Why is it called a fork?

A fork is a split of a cryptocurrency that forms a fork-like diversion from the main blockchain. Each new branch functions independently of the underlying project and may have different features.

A fork happens when developers take a copy of source code from the main project and start independent development on it, namely creating a new project. Hence, it means "to divide into branches, go separate ways" just like the original meaning of the word "fork". For a long time, all digital coins, excluding bitcoin, were called forks. The creators of new virtual assets used the BTC source code and made minor changes to it. Later, coins with unique codes, written from scratch, began to appear. They were called altcoins.

Types of forks

Overall, there are two types of forks: soft and hard. Their main difference, save for the emission rate, is the encryption algorithm.

A soft fork is a software upgrade for the blockchain where new blocks are compatible with the pre-fork blocks. A soft fork does not mean a new digital coin but rather an upgrade of the underlying coin. There are many reasons for soft forks, starting from the need for minor changes to improve the project or a large-scale code upgrade.

As for the main advantages of soft forks, crypto experts highlight the following ones:

Improving the functions of a certain blockchain network which enables developers to expand its application.

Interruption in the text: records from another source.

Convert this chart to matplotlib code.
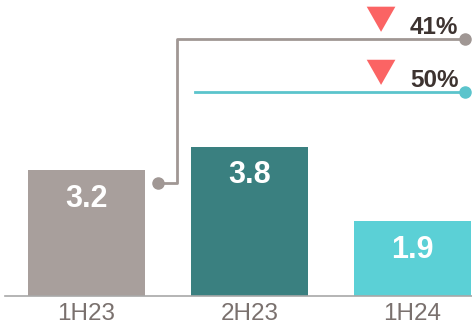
import matplotlib.pyplot as plt
from matplotlib.patches import Polygon

plt.rcParams["font.family"] = ["Liberation Sans", "DejaVu Sans"]

periods = ["1H23", "2H23", "1H24"]
values = [3.2, 3.8, 1.9]
bar_colors = ["#a89f9c", "#3a8080", "#5bd0d6"]
changes = ["41%", "50%"]
line_colors = ["#a09794", "#5bc4cc"]

fig = plt.figure(figsize=(4.72, 3.26), dpi=100)
ax = fig.add_axes([0, 0, 1, 1])
ax.set_xlim(-0.531, 2.365)
ax.set_ylim(-0.763, 7.53)
ax.axis("off")

width = 0.718
ax.bar(range(len(values)), values, width=width, color=bar_colors, zorder=2)
ax.plot([-0.5, 2.4], [0, 0], color="#a8a8a8", lw=1.2, zorder=3)

for i, (p, v) in enumerate(zip(periods, values)):
    ax.text(i, v - 0.72, f"{v:.1f}", ha="center", va="center",
            color="white", fontsize=22, fontweight="bold", zorder=4)
    ax.text(i, -0.45, p, ha="center", va="center",
            color="#7a716e", fontsize=17.5)

# connector from 1H23 to the top change marker
x_start = 0.439
x_bend = 0.555
x_end = 2.322
y_top = 6.54
ax.plot([x_start, x_bend, x_bend, x_end], [2.88, 2.88, y_top, y_top],
        color=line_colors[0], lw=2, zorder=1)
ax.plot([x_start, x_end], [2.88, y_top], "o", color=line_colors[0],
        ms=8, zorder=5)

# connector for 2H23
y_mid = 5.19
ax.plot([0.666, x_end], [y_mid, y_mid], color=line_colors[1], lw=2, zorder=1)
ax.plot([x_end], [y_mid], "o", color=line_colors[1], ms=8, zorder=5)

# down arrows with percentage change
tri_x = 1.807
half_w = 0.088
for y_line, label in zip([y_top, y_mid], changes):
    top = y_line + 0.82
    bottom = y_line + 0.18
    ax.add_patch(Polygon([[tri_x - half_w, top], [tri_x + half_w, top],
                          [tri_x, bottom]], closed=True,
                         color="#fb6464", lw=0, zorder=5))
    ax.text(1.985, y_line + 0.3, label, ha="left", va="center",
            color="#3d3330", fontsize=17.5, fontweight="bold")

fig.savefig("out.png", dpi=100)
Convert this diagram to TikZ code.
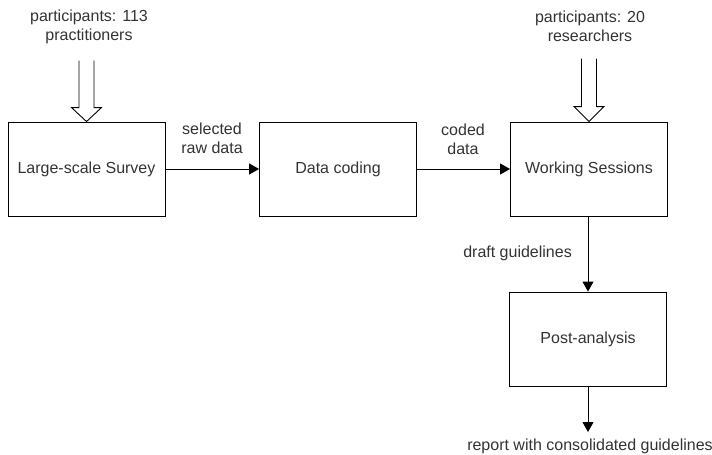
\documentclass[tikz,border=0pt]{standalone}
\usepackage{fontspec}
\setmainfont{Liberation Sans}
\usetikzlibrary{calc,arrows.meta}
\definecolor{txt}{HTML}{333333}
\tikzset{
  stage/.style={draw=black, line width=0.9pt, minimum width=157pt, minimum height=94pt, inner sep=0pt, text=txt, font=\fontsize{16}{19}\selectfont},
  lbl/.style={text=txt, align=center, inner sep=0pt, font=\fontsize{16}{19}\selectfont},
  flow/.style={draw=black, line width=0.9pt, -{Triangle[length=10pt,width=11pt]}},
  hollow/.style={draw=black, line width=0.9pt, fill=white}
}
\begin{document}
\begin{tikzpicture}[x=1pt,y=-1pt]
\useasboundingbox (0,0) rectangle (712,455);
\node[stage] (s1) at (86.5,169) {Large-scale Survey};
\node[stage] (s2) at (338,169) {Data coding};
\node[stage] (s3) at (589,169) {Working Sessions};
\node[stage] (s4) at (588,339) {Post-analysis};

\node[lbl] (p1) at (89,27) {participants: 113\\practitioners};
\node[lbl] (p2) at (590,26) {participants: 20\\researchers};
\node[lbl] (l1) at (212,138) {selected\\raw data};
\node[lbl] (l2) at (463,139) {coded\\data};
\node[lbl, anchor=east] (l3) at (572,253) {draft guidelines};
\node[lbl] (l4) at (590,446) {report with consolidated guidelines};
\coordinate (e4) at (588,432);

% hollow arrows
\draw[hollow] ($(s1.north)+(-7.5,-61)$) -- ($(s1.north)+(-7.5,-14)$) -- ($(s1.north)+(-15,-14)$) -- (s1.north) -- ($(s1.north)+(15,-14)$) -- ($(s1.north)+(7.5,-14)$) -- ($(s1.north)+(7.5,-61)$);
\draw[hollow] ($(s3.north)+(-7.5,-63)$) -- ($(s3.north)+(-7.5,-15)$) -- ($(s3.north)+(-15,-15)$) -- (s3.north) -- ($(s3.north)+(15,-15)$) -- ($(s3.north)+(7.5,-15)$) -- ($(s3.north)+(7.5,-63)$);

\draw[flow] (s1.east) -- (s2.west);
\draw[flow] (s2.east) -- (s3.west);
\draw[flow] (s3.south -| s4.north) -- (s4.north);
\draw[flow] (s4.south) -- (e4);
\end{tikzpicture}
\end{document}
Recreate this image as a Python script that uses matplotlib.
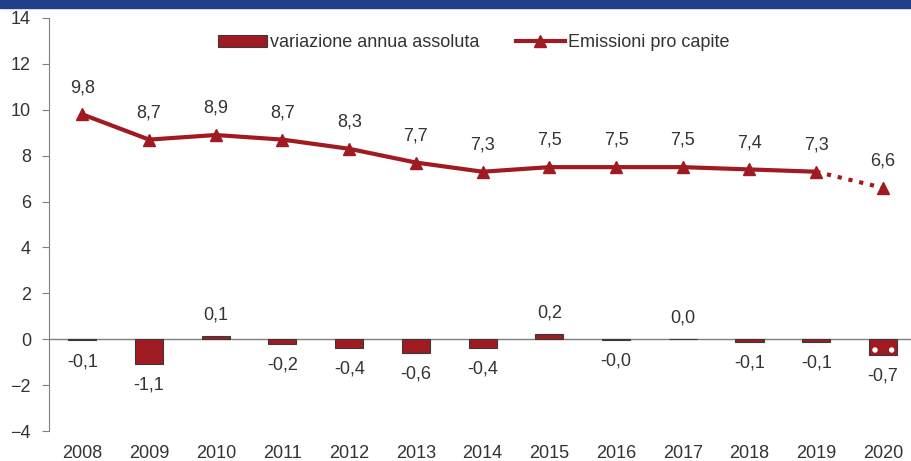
import matplotlib
matplotlib.use('Agg')
import matplotlib.pyplot as plt
from matplotlib.patches import Rectangle
import numpy as np

years = ['2008', '2009', '2010', '2011', '2012', '2013', '2014',
         '2015', '2016', '2017', '2018', '2019', '2020']
variazione = [-0.05, -1.09, 0.12, -0.2, -0.38, -0.6, -0.38, 0.24, -0.03, 0.02, -0.1, -0.13, -0.7]
variazione_lbl = ['-0,1', '-1,1', '0,1', '-0,2', '-0,4', '-0,6', '-0,4', '0,2', '-0,0', '0,0', '-0,1', '-0,1', '-0,7']
pro_capite = [9.8, 8.7, 8.9, 8.7, 8.3, 7.7, 7.3, 7.5, 7.5, 7.5, 7.4, 7.3, 6.6]
pro_capite_lbl = ['9,8', '8,7', '8,9', '8,7', '8,3', '7,7', '7,3', '7,5', '7,5', '7,5', '7,4', '7,3', '6,6']

red = '#A01B21'
txt = '#333333'
plt.rcParams['font.family'] = ['Liberation Sans', 'DejaVu Sans']
plt.rcParams['hatch.linewidth'] = 1.5

fig = plt.figure(figsize=(9.12, 4.61), dpi=100)
# banda blu del titolo (tagliata)
fig.patches.append(Rectangle((0, 0.982), 1, 0.02, transform=fig.transFigure,
                             color='#21418C', zorder=0))
ax = fig.add_axes([0.0537, 0.065, 0.951, 0.896])

x = np.arange(len(years))
bars = ax.bar(x, variazione, width=0.42, color=red, edgecolor='#3a3a3a',
              linewidth=0.8, label='variazione annua assoluta', zorder=3)
# 2020 stimato: puntini bianchi sulla barra
ax.bar(x[-1:], variazione[-1:], width=0.42, fill=False, hatch='.',
       edgecolor='white', linewidth=0, zorder=3.5)

ax.axhline(0, color='#7f7f7f', linewidth=1, zorder=2)

line, = ax.plot(x[:-1], pro_capite[:-1], color=red, linewidth=3, marker='^',
                markersize=9, zorder=4, label='Emissioni pro capite')
ax.plot(x[-2:], pro_capite[-2:], color=red, linewidth=3, linestyle=':', zorder=4)
ax.plot(x[-1], pro_capite[-1], color=red, marker='^', markersize=9,
        linestyle='none', zorder=4)

for i, (v, s) in enumerate(zip(pro_capite, pro_capite_lbl)):
    ax.text(x[i], v + 0.8, s, ha='center', va='bottom', fontsize=13, color=txt)

for i, (v, s) in enumerate(zip(variazione, variazione_lbl)):
    if s.startswith('-'):
        ax.text(x[i], v - 0.55, s, ha='center', va='top', fontsize=13, color=txt)
    else:
        ax.text(x[i], v + 0.55, s, ha='center', va='bottom', fontsize=13, color=txt)

ax.set_xlim(-0.5, len(years) - 0.5)
ax.set_ylim(-4, 14)
ax.set_yticks(range(-4, 15, 2))
ax.set_xticks(x)
ax.set_xticklabels(years)
ax.tick_params(axis='y', length=5, color='#7f7f7f', labelsize=13, labelcolor=txt, pad=8)
ax.tick_params(axis='x', length=0, labelsize=13, labelcolor=txt, pad=10)
for side in ['top', 'right', 'bottom']:
    ax.spines[side].set_visible(False)
ax.spines['left'].set_color('#7f7f7f')

ax.legend(handles=[bars, line], loc='upper center', bbox_to_anchor=(0.49, 1.0),
          ncol=2, frameon=False, fontsize=13, handlelength=2.7,
          columnspacing=2.0, handletextpad=0.2, labelcolor=txt)

fig.savefig('out.png', dpi=100)
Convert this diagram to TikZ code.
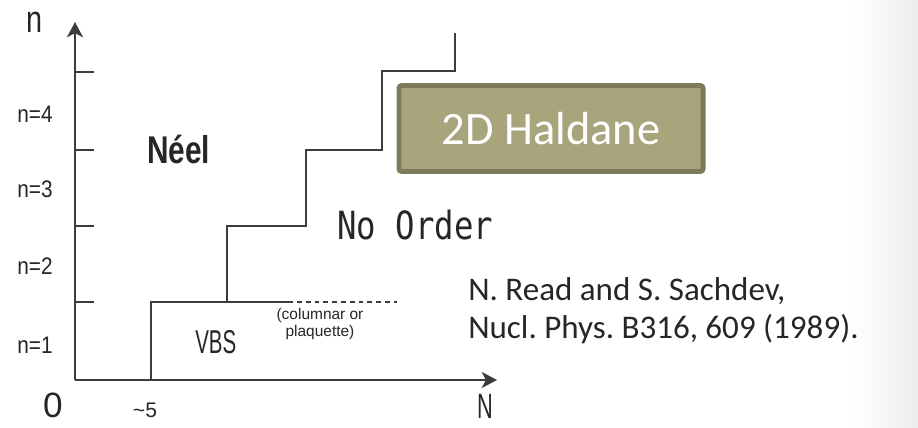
\documentclass[tikz,border=0pt]{standalone}
\usepackage{fontspec}
\setmainfont{Carlito}
\newfontfamily\arialf{Liberation Sans}
\newfontfamily\monof{DejaVu Sans Mono}
\usepackage{xcolor}
\usepackage{tikz}
\usetikzlibrary{arrows.meta, positioning, backgrounds}
\definecolor{haldfill}{HTML}{A8A47C}
\definecolor{haldedge}{HTML}{7D7A5A}
\definecolor{inkgray}{HTML}{3C3C3C}
\tikzset{
  axis/.style   ={line width=1.4pt, draw=inkgray, -{Stealth[length=0.38cm, width=0.4cm, inset=0.1cm]}},
  tick/.style   ={line width=1.3pt, draw=inkgray},
  border/.style ={line width=1.3pt, draw=inkgray},
  future/.style ={line width=1.3pt, draw=inkgray, dash pattern=on 0.12cm off 0.1cm},
  lbl/.style    ={inner sep=0pt, text=black!85, font=\arialf},
  phase/.style  ={inner sep=0pt, text=black!85},
  haldbox/.style={rectangle, rounded corners=2pt, draw=haldedge, fill=haldfill,
                  line width=3.5pt, minimum width=7.6cm, minimum height=2.15cm,
                  text=white, font=\fontsize{33}{36}\selectfont},
  cite/.style   ={inner sep=0pt, text=black!85, font=\fontsize{23.5}{27}\selectfont},
}
\frenchspacing

\begin{document}
\begin{tikzpicture}[x=0.025cm, y=-0.025cm]

  % ── Canvas and slide shading ───────────────────────────────────────
  \useasboundingbox (0,0) rectangle (918,427);
  \shade[left color=white, right color=black!7] (850,0) rectangle (918,427);

  % ── Axes ───────────────────────────────────────────────────────────
  \coordinate (O)  at (75,380);
  \coordinate (nT) at (75,22);
  \coordinate (NT) at (497,380);
  \draw[axis] (O) -- (nT);
  \draw[axis] (O) -- (NT);

  \foreach \yy in {72,150,226,302}
    \draw[tick] (75,\yy) -- (94,\yy);

  \node[lbl, anchor=base] (nlab) at (35,33)  {\fontsize{27}{30}\selectfont\scalebox{0.76}[1]{n}};
  \node[lbl, anchor=base] (zero) at (53,417) {\fontsize{25}{28}\selectfont 0};
  \node[lbl, anchor=base] (Nlab) at (485,418) {\fontsize{25}{28}\selectfont\scalebox{0.62}[1]{N}};
  \node[lbl, anchor=base] (five) at (145,417) {\fontsize{15}{18}\selectfont\textasciitilde5};

  \foreach \k/\yy in {1/353,2/274,3/197,4/122}
    \node[lbl, anchor=base] (n\k) at (35,\yy) {\fontsize{17}{20}\selectfont\scalebox{0.87}[1]{n=\k}};

  % ── Phase boundary (staircase) ─────────────────────────────────────
  \coordinate (s0) at (151,380);
  \coordinate (s1) at (151,302);
  \coordinate (s2) at (227,302);
  \coordinate (s3) at (227,226);
  \coordinate (s4) at (306,226);
  \coordinate (s5) at (306,150);
  \coordinate (s6) at (382,150);
  \coordinate (s7) at (382,71);
  \coordinate (s8) at (455,71);
  \coordinate (s9) at (455,33);
  \draw[border] (s0) -- (s1) -- (s2) -- (s3) -- (s4) -- (s5) -- (s6) -- (s7) -- (s8) -- (s9);

  \coordinate (d0) at (293,302);
  \coordinate (d1) at (297,302);
  \coordinate (d2) at (397,302);
  \draw[border] (s2) -- (d0);
  \draw[future] (d1) -- (d2);

  % ── Phase labels ───────────────────────────────────────────────────
  \node[phase, anchor=base] (neel) at (178.5,163)
        {\arialf\bfseries\fontsize{27.5}{30}\selectfont\scalebox{0.77}[1]{Néel}};
  \node[phase, anchor=base west] (noord) at (337,239)
        {\monof\fontsize{23}{26}\selectfont\scalebox{1}[1.2]{No Order}};
  \node[phase, anchor=base west] (vbs) at (195,353)
        {\arialf\fontsize{23.5}{26}\selectfont\scalebox{0.62}[1]{VBS}};
  \node[phase, anchor=base, align=center, font=\arialf\fontsize{11}{12}\selectfont] (kind) at (320,336)
        {(columnar or\\plaquette)};

  % ── Annotations ────────────────────────────────────────────────────
  \node[haldbox] (hald) at (551,128.5) {2D Haldane};
  \node[cite, anchor=base west] (ref1) at (468,300) {N. Read and S. Sachdev,};
  \node[cite, anchor=base west] (ref2) at (468,338) {Nucl. Phys. B316, 609 (1989).};

\end{tikzpicture}
\end{document}
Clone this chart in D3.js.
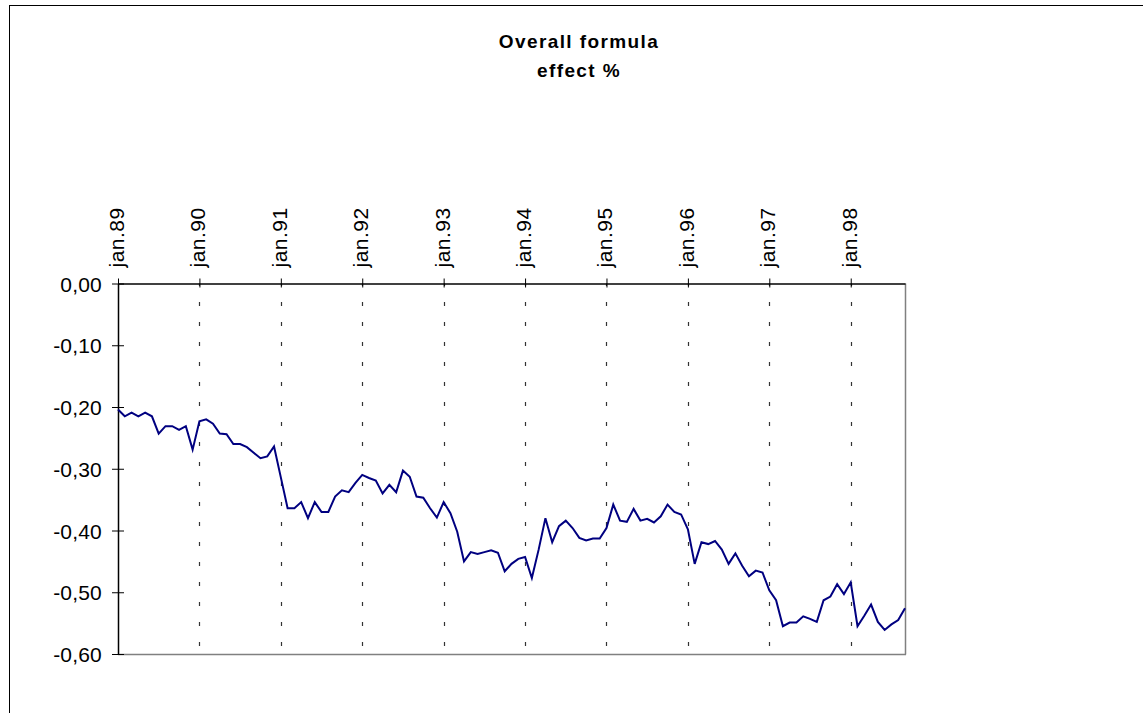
<!DOCTYPE html>
<html>
<head>
<meta charset="utf-8">
<script src="https://cdn.jsdelivr.net/npm/d3@7"></script>
<style>
  html, body { margin: 0; padding: 0; background: #fff; }
  svg { display: block; }
  text { font-family: "Liberation Sans", Arial, sans-serif; }
</style>
</head>
<body>
<svg id="chart" width="1143" height="713"></svg>
<script>
// ---- Data ----
const titleLines = ["Overall formula", "effect %"];
const monthNames = ["jan","feb","mar","apr","mai","jun","jul","aug","sep","okt","nov","des"];
const years = ["89","90","91","92","93","94","95","96","97","98"];
const nPoints = 117; // jan.89 .. sep.98
const categories = [];
for (const yy of years) for (const m of monthNames) if (categories.length < nPoints) categories.push(m + "." + yy);

const values = [
  -0.204, -0.215, -0.209, -0.215, -0.209, -0.215, -0.243, -0.231, -0.231, -0.237, -0.231, -0.269,
  -0.223, -0.220, -0.227, -0.243, -0.244, -0.260, -0.260, -0.265, -0.274, -0.283, -0.280, -0.264,
  -0.314, -0.364, -0.364, -0.354, -0.380, -0.354, -0.370, -0.370, -0.345, -0.335, -0.338, -0.323,
  -0.310, -0.315, -0.319, -0.340, -0.326, -0.338, -0.303, -0.313, -0.345, -0.347, -0.364, -0.379,
  -0.354, -0.372, -0.402, -0.450, -0.435, -0.438, -0.435, -0.432, -0.436, -0.466, -0.454, -0.446,
  -0.443, -0.477, -0.431, -0.380, -0.419, -0.393, -0.384, -0.396, -0.412, -0.416, -0.413, -0.413,
  -0.396, -0.358, -0.384, -0.386, -0.365, -0.384, -0.381, -0.387, -0.377, -0.358, -0.370, -0.374,
  -0.398, -0.454, -0.419, -0.422, -0.417, -0.431, -0.454, -0.437, -0.457, -0.474, -0.465, -0.468,
  -0.497, -0.513, -0.555, -0.549, -0.549, -0.539, -0.543, -0.548, -0.513, -0.507, -0.487, -0.503,
  -0.484, -0.555, -0.538, -0.520, -0.548, -0.561, -0.552, -0.545, -0.526
];
const yTicks = [0, -0.1, -0.2, -0.3, -0.4, -0.5, -0.6];
const xTickLabels = ["jan.89","jan.90","jan.91","jan.92","jan.93","jan.94","jan.95","jan.96","jan.97","jan.98"];

// ---- Layout ----
const svg = d3.select("#chart");
const plot = { left: 118, right: 905, top: 283.5, bottom: 654 };

// outer chart frame
svg.append("rect").attr("x", 9.5).attr("y", 5.5).attr("width", 1300).attr("height", 1000)
  .attr("fill", "none").attr("stroke", "#000").attr("stroke-width", 1);

// title
const title = svg.append("text").attr("text-anchor", "middle")
  .attr("font-size", 19).attr("font-weight", "bold").attr("letter-spacing", 1.4).attr("fill", "#000");
titleLines.forEach((t, i) => {
  title.append("tspan").attr("x", 579).attr("y", 48 + i * 29).text(t);
});

const x = d3.scalePoint().domain(categories).range([plot.left, plot.right]);
const y = d3.scaleLinear().domain([-0.6, 0]).range([plot.bottom, plot.top]);

// plot area right & bottom borders (gray)
svg.append("line").attr("x1", plot.right + 0.5).attr("x2", plot.right + 0.5)
  .attr("y1", plot.top).attr("y2", plot.bottom + 0.5).attr("stroke", "#808080").attr("stroke-width", 1.5);
svg.append("line").attr("x1", plot.left).attr("x2", plot.right + 1)
  .attr("y1", plot.bottom + 0.5).attr("y2", plot.bottom + 0.5).attr("stroke", "#808080").attr("stroke-width", 1.5);

// vertical dotted gridlines at each January
const janCats = xTickLabels.slice(1);
svg.append("g").selectAll("line").data(janCats).join("line")
  .attr("x1", d => Math.round(x(d)) + 0.5).attr("x2", d => Math.round(x(d)) + 0.5)
  .attr("y1", plot.top).attr("y2", plot.bottom)
  .attr("stroke", "#333").attr("stroke-width", 1.2)
  .attr("stroke-dasharray", "4,16").attr("stroke-dashoffset", 1.5);

// x axis on top (at value 0)
const xAxis = d3.axisTop(x).tickValues(xTickLabels).tickSize(5).tickSizeOuter(0).tickPadding(12);
const gx = svg.append("g").attr("transform", `translate(0,${plot.top})`).call(xAxis);
gx.select(".domain").attr("stroke", "#000").attr("stroke-width", 1.5);
gx.selectAll(".tick line").attr("y1", 4).attr("y2", -5).attr("stroke", "#000");
gx.selectAll(".tick text")
  .attr("font-size", 21).attr("letter-spacing", 0.5).attr("fill", "#000")
  .attr("text-anchor", "start").attr("dy", null)
  .attr("transform", "translate(5.5,-16) rotate(-90)")
  .attr("x", 0).attr("y", 0);

// y axis on left
const yAxis = d3.axisLeft(y).tickValues(yTicks).tickSize(6).tickSizeOuter(0).tickPadding(10)
  .tickFormat(d => d3.format(".2f")(d).replace(".", ",").replace("−", "-"));
const gy = svg.append("g").attr("transform", `translate(${plot.left},0)`).call(yAxis);
gy.select(".domain").attr("stroke", "#000").attr("stroke-width", 1.5);
gy.selectAll(".tick line").attr("x1", 6).attr("x2", -6).attr("stroke", "#000");
gy.selectAll(".tick text").attr("font-size", 21).attr("letter-spacing", 0.2).attr("fill", "#000")
  .attr("x", -16).attr("dy", "0.36em");

// data line
const line = d3.line().x((d, i) => x(categories[i])).y(d => y(d));
svg.append("path").datum(values).attr("d", line)
  .attr("fill", "none").attr("stroke", "#000080").attr("stroke-width", 2)
  .attr("stroke-linejoin", "miter");
</script>
</body>
</html>
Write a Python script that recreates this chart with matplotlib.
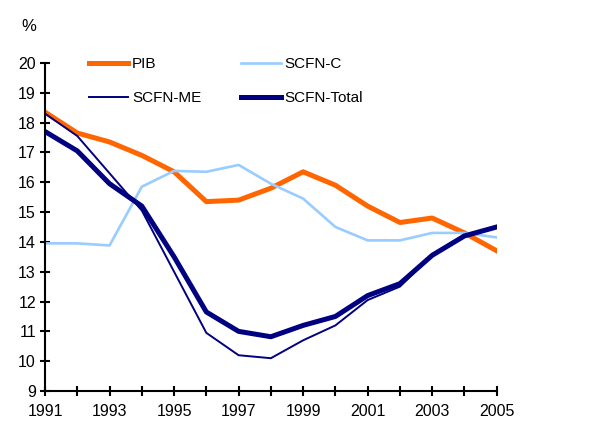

  • Fixing bugs in the ecosystem.
  • Boosting competition in the market: optimisation of one ecosystem leads to the upgrade of other assets.
  • Giving users the right to choose whether to switch to new software. After the soft fork, the new algorithms are still compatible with the old ones.
  • Canceling implemented changes if they lead to malfunctions and errors in the system.
  • Notably, there are no disadvantages to soft forks, except that sometimes they cause minor bugs in the system.

Unlike a soft fork, a hard fork is a drastic change in the cryptocurrency, which splits it into two independent branches that are not compatible with each other. A hard fork always leads to the creation of a new digital asset because the original blockchain and new version follow the new set of rules. Since almost all virtual coins have open source code, the hard fork can be initiated by anyone – developers, miners, or large traders. Sometimes a hard fork of the cryptocurrency happens against the background of serious disagreements between community members.

As for the main advantages of hard forks, analysts stress the following ones:

A radical upgrade in the consensus algorithm, which makes previous blocks invalid.

  • Opportunity to fix critical errors in crypto algorithms.
  • Increase in the market cap of the asset. A new promising cryptocurrency appears in the market. Investors who buy a token immediately after the fork get a chance to make a solid profit.
  • Opportunity to develop a winning trading strategy in advance. The hard fork of any virtual coin from the top 20 by market capitalization is always a significant event for the crypto community. It is widely discussed on forums and other social media platforms before a fork occurs.
  • As for the drawbacks of hard forks, they can lead to a big conflict in the community. As a result, there are usually two opposing parties, advocating for and against branching. In addition, sometimes a drastic change in the cryptocurrency triggers its volatility in the market. There is a chance that investors may incur losses.